— Begin MATERIAL FOR THE TASK —

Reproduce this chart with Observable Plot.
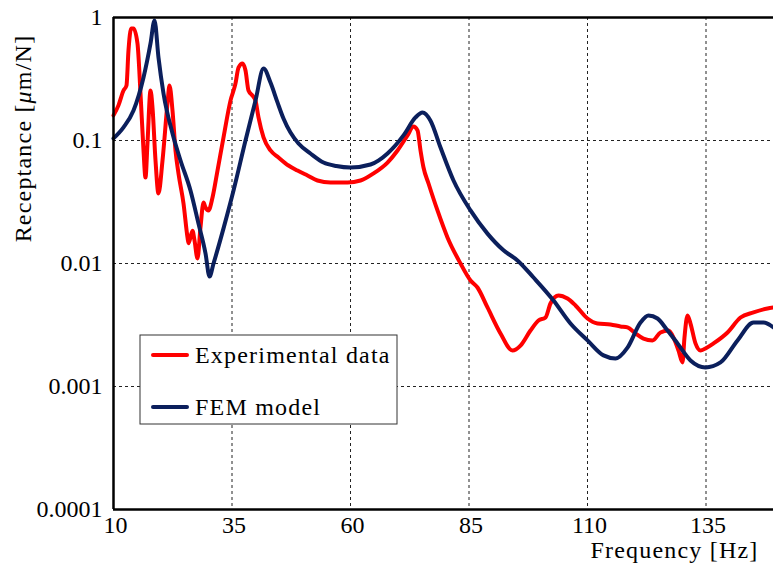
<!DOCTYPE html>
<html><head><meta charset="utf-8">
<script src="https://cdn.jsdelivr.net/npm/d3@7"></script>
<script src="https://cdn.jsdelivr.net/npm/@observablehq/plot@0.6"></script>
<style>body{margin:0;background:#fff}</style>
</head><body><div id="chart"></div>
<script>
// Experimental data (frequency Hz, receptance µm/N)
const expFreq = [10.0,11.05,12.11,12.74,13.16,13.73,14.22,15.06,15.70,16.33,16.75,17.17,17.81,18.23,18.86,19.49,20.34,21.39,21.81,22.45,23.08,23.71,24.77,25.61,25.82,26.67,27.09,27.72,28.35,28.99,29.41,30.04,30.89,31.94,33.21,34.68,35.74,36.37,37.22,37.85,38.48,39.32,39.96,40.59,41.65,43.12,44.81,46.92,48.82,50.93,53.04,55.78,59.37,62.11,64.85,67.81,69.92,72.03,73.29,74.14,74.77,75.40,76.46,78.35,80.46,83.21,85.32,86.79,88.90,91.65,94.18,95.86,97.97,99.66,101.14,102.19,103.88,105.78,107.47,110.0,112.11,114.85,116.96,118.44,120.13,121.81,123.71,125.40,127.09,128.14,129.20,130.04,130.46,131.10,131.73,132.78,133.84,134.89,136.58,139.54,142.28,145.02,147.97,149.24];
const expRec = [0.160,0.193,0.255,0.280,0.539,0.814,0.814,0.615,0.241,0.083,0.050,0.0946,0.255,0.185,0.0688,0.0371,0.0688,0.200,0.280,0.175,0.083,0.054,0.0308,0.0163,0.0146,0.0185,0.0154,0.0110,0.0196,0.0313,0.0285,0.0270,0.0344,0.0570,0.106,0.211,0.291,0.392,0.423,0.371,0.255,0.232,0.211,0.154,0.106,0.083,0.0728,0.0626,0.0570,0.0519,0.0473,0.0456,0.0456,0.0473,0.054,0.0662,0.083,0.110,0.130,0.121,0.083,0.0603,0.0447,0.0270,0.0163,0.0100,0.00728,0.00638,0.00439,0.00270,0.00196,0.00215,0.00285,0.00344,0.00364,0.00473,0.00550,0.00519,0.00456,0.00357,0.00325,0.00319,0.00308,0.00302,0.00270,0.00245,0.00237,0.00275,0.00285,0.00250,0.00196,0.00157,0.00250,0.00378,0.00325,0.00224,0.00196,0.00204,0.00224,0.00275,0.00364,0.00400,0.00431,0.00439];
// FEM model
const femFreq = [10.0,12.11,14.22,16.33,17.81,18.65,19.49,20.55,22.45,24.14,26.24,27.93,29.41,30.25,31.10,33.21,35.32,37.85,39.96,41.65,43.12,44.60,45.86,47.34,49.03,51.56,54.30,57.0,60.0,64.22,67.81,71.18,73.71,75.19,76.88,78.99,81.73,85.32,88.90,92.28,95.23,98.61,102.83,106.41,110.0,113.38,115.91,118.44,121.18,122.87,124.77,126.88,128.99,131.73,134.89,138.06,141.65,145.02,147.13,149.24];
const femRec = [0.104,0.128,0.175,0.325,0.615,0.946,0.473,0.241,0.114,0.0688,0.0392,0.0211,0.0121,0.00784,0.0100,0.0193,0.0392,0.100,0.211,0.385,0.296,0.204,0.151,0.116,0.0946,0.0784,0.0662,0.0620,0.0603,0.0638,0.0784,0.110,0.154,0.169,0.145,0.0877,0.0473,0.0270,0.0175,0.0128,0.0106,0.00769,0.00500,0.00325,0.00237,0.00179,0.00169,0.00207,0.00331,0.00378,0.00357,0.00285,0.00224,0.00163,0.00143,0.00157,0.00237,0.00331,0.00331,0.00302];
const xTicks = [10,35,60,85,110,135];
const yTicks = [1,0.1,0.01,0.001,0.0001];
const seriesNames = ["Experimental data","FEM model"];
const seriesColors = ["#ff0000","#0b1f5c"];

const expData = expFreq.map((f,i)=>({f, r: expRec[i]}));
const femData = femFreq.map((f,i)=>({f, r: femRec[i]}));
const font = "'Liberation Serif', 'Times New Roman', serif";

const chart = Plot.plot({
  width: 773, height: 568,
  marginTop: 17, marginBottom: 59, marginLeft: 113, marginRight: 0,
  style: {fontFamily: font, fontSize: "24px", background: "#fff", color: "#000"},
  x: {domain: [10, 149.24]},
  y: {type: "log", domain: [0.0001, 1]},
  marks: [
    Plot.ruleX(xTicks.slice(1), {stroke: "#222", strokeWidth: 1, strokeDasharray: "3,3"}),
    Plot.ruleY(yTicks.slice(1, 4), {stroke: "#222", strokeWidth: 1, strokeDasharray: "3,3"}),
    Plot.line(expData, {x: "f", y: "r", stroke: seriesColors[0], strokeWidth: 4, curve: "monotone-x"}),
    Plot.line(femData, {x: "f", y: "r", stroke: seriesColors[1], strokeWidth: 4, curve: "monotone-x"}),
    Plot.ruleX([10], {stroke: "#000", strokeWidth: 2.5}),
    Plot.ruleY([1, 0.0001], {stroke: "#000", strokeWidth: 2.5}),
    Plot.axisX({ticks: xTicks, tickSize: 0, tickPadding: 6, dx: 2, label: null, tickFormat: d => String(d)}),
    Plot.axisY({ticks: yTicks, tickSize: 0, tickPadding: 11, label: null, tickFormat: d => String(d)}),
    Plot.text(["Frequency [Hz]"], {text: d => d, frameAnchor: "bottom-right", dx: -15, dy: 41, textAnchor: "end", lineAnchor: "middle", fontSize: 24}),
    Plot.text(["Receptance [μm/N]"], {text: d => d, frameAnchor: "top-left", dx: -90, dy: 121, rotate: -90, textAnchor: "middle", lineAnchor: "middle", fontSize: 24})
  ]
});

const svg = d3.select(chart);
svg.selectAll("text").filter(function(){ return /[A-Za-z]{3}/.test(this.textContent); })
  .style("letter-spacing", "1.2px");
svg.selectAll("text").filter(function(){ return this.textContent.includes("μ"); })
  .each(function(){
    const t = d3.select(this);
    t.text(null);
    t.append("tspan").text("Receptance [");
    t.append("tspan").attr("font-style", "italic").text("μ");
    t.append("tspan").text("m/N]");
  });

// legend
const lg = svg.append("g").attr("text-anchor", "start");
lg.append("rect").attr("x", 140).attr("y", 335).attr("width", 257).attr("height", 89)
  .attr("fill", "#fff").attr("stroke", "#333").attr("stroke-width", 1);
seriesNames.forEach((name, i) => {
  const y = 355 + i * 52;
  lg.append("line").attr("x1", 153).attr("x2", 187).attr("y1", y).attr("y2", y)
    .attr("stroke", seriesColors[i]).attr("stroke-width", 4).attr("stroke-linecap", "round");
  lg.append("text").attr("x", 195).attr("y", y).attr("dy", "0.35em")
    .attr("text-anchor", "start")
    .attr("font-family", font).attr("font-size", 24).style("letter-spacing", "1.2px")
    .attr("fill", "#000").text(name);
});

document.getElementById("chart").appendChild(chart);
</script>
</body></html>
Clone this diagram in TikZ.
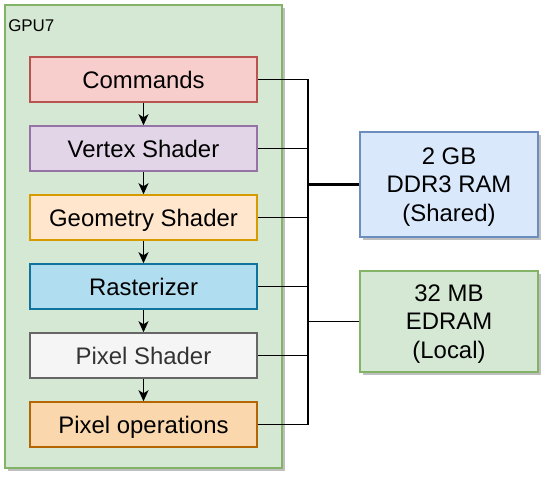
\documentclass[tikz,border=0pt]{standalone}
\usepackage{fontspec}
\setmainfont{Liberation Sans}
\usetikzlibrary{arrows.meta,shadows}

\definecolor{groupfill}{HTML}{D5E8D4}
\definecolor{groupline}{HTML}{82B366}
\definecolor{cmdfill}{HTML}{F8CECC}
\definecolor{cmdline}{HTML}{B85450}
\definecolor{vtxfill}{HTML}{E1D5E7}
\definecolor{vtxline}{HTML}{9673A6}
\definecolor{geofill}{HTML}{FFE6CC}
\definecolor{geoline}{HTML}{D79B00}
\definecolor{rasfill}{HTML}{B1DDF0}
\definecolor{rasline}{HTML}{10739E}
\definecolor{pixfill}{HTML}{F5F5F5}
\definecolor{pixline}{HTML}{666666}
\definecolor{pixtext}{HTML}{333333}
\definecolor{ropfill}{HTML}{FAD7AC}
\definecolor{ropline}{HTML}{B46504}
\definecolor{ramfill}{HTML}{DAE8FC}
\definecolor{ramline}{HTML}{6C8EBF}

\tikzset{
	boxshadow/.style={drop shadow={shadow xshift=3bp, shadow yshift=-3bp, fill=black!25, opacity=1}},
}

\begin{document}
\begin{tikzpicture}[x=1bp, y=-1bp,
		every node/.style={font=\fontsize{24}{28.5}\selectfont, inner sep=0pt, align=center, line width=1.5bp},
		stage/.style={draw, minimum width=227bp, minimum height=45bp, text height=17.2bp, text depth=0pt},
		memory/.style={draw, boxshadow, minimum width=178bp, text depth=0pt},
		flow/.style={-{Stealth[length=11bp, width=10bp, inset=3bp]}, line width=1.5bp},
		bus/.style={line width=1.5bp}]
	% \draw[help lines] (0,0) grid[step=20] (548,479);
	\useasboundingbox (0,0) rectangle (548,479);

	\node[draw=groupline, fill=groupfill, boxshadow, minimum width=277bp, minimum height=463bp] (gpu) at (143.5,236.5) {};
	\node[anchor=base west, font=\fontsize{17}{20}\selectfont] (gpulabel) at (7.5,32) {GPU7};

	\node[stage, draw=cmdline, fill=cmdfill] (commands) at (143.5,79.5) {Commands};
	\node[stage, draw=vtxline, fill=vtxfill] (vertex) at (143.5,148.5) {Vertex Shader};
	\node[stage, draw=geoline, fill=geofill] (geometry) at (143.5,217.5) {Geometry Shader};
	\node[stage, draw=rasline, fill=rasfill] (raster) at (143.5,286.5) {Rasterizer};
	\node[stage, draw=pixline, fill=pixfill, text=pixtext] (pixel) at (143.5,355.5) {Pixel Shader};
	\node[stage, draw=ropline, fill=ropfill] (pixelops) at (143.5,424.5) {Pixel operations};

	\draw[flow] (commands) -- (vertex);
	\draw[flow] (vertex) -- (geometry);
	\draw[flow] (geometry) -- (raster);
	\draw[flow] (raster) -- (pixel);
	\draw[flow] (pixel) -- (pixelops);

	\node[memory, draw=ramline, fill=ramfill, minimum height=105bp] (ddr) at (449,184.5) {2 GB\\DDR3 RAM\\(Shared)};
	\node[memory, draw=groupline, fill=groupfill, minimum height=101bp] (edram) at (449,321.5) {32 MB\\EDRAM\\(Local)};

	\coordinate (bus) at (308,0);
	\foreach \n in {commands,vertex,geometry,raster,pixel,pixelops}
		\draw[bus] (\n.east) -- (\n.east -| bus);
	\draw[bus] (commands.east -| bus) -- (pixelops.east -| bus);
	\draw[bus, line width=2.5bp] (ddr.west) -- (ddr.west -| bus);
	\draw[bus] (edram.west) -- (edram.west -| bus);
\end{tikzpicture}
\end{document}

— End MATERIAL FOR THE TASK —

THE EXERCISE —
Take each line containing the string "this" and copy it out.

TASK SOLUTION —
Reproduce this chart with Observable Plot.
svg.selectAll("text").filter(function(){ return /[A-Za-z]{3}/.test(this.textContent); })
svg.selectAll("text").filter(function(){ return this.textContent.includes("μ"); })
    const t = d3.select(this);
Clone this diagram in TikZ.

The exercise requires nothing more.